**Given task**
Extract all lines that hold "uses" from the records below.

Charts and diagrams as code

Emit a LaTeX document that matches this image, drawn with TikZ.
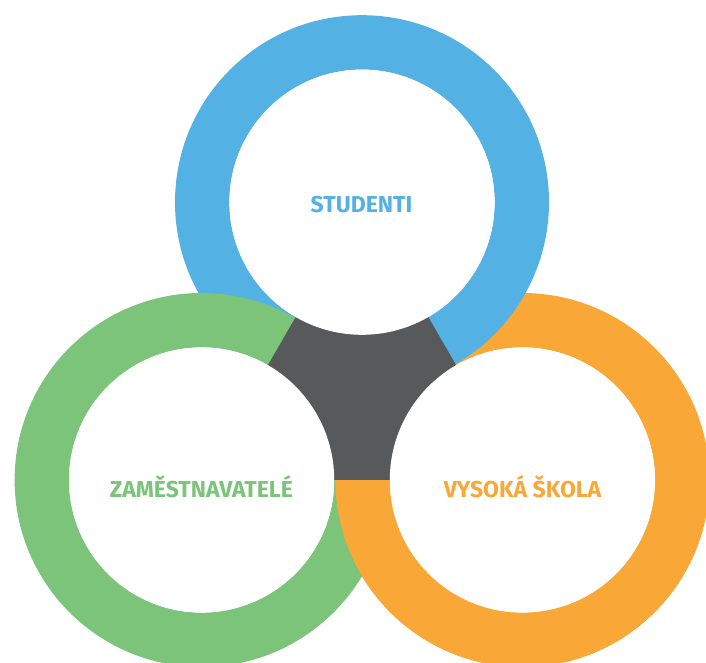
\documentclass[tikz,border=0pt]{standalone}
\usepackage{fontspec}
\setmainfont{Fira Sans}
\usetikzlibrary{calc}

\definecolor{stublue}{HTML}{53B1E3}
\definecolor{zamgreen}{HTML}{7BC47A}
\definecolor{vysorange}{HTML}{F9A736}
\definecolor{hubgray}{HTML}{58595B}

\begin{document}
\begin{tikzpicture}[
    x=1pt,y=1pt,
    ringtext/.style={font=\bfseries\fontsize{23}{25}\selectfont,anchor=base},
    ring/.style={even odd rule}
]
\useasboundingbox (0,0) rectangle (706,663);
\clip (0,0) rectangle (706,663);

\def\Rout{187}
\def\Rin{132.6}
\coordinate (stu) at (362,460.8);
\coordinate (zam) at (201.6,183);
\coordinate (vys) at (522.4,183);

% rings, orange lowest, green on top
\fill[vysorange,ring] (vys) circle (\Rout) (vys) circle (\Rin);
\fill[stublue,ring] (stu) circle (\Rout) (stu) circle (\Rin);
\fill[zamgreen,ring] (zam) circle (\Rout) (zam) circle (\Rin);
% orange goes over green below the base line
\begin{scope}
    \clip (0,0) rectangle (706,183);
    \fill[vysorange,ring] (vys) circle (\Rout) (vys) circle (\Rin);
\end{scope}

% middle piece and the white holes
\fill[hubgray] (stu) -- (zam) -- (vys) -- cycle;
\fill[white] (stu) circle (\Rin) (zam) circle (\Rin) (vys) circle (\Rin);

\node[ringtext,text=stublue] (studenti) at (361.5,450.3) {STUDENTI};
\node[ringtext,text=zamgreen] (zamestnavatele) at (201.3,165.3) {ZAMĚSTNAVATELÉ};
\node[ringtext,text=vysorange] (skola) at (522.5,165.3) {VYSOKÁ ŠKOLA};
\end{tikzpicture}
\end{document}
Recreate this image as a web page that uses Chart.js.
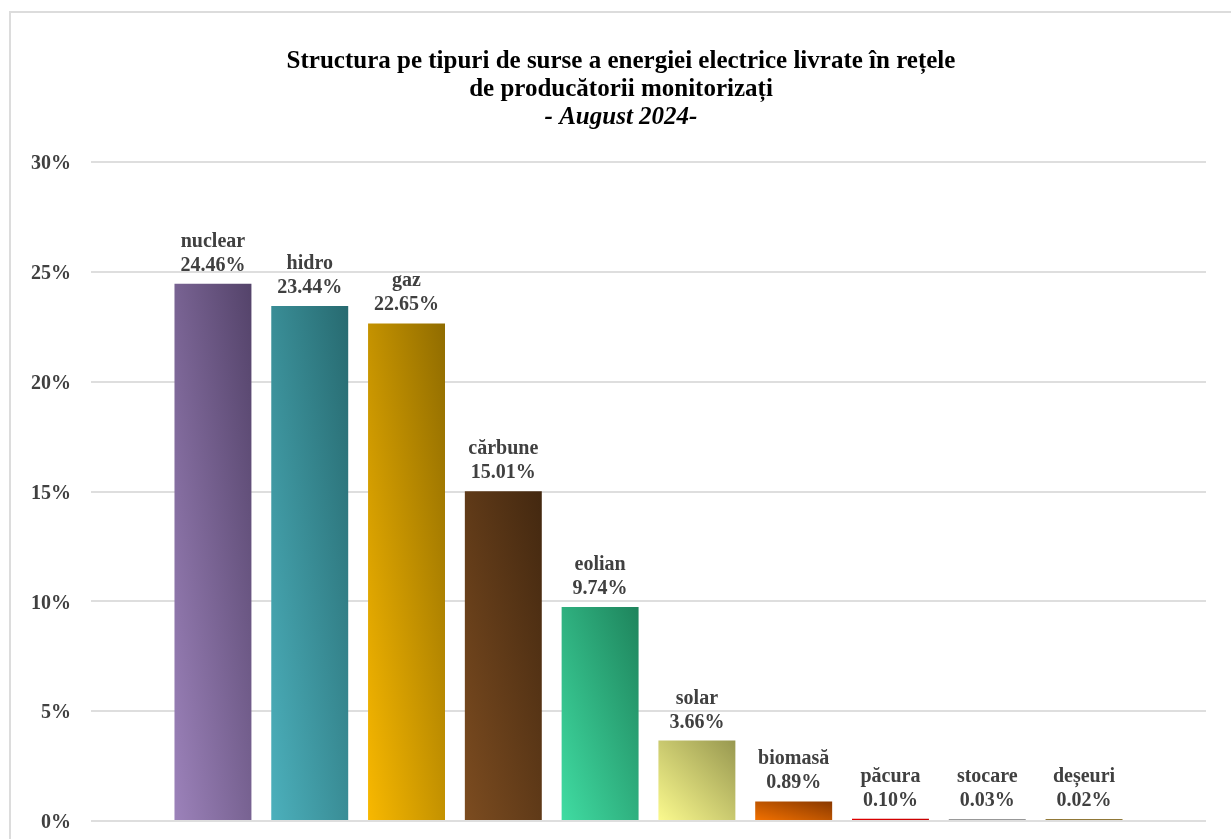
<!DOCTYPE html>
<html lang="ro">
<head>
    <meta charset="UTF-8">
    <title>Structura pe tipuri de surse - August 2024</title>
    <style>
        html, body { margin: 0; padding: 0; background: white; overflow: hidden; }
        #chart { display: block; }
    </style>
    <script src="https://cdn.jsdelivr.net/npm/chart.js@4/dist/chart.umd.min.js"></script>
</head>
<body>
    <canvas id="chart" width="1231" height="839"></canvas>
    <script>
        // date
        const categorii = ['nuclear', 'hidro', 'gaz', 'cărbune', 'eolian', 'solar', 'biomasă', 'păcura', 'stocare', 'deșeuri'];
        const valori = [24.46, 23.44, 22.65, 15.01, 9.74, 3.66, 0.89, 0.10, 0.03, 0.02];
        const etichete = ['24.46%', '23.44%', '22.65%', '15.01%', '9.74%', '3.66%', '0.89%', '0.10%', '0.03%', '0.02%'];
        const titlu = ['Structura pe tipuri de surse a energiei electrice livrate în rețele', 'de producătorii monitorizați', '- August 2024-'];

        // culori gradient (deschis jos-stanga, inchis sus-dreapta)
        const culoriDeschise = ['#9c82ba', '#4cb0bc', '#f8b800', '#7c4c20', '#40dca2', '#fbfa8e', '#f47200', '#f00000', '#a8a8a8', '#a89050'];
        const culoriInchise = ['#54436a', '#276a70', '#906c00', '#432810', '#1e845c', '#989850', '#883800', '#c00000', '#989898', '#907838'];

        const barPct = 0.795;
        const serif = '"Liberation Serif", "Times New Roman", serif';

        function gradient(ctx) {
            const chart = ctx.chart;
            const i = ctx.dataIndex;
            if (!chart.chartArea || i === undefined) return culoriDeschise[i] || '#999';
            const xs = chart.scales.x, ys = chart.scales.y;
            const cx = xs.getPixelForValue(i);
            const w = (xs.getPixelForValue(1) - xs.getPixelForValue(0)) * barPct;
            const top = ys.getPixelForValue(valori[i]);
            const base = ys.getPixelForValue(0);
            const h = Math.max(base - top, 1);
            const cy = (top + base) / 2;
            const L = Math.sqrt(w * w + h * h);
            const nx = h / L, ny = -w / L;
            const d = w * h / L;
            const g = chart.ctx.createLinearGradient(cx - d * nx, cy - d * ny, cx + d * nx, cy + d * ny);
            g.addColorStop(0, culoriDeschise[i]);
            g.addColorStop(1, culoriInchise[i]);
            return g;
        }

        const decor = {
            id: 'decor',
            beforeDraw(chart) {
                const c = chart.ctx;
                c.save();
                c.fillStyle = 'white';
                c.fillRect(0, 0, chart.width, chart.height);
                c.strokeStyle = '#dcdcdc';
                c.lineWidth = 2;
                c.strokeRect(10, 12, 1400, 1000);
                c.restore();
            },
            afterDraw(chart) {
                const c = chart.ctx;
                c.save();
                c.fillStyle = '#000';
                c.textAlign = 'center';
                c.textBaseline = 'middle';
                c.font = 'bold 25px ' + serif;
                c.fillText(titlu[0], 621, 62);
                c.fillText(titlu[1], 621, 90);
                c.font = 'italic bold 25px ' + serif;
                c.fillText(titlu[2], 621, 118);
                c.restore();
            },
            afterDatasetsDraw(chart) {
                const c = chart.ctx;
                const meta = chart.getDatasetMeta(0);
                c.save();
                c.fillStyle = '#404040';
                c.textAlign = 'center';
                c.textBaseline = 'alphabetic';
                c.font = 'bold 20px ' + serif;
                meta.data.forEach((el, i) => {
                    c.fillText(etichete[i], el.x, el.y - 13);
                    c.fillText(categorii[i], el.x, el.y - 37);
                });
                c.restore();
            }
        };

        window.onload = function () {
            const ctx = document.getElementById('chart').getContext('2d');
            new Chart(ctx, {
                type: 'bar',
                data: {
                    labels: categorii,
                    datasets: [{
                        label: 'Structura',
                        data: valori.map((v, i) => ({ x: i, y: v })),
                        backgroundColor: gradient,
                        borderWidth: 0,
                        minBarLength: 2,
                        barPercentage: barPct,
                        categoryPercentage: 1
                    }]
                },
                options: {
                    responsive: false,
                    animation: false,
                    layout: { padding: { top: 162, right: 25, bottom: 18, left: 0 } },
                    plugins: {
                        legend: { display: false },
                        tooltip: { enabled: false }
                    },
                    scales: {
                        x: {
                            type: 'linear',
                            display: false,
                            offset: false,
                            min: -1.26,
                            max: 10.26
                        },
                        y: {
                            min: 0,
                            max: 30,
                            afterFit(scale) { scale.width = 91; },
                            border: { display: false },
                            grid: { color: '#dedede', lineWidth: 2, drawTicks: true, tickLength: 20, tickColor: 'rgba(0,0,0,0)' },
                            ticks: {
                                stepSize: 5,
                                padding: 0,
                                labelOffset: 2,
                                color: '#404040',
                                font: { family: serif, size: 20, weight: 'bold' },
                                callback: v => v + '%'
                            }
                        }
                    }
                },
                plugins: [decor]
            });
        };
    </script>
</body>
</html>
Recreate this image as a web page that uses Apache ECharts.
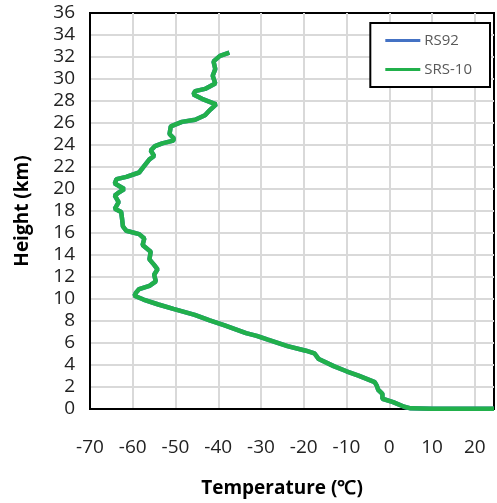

**Task result**
Recreate this image as a web page that uses Chart.js.
Recreate this image as a web page that uses Apache ECharts.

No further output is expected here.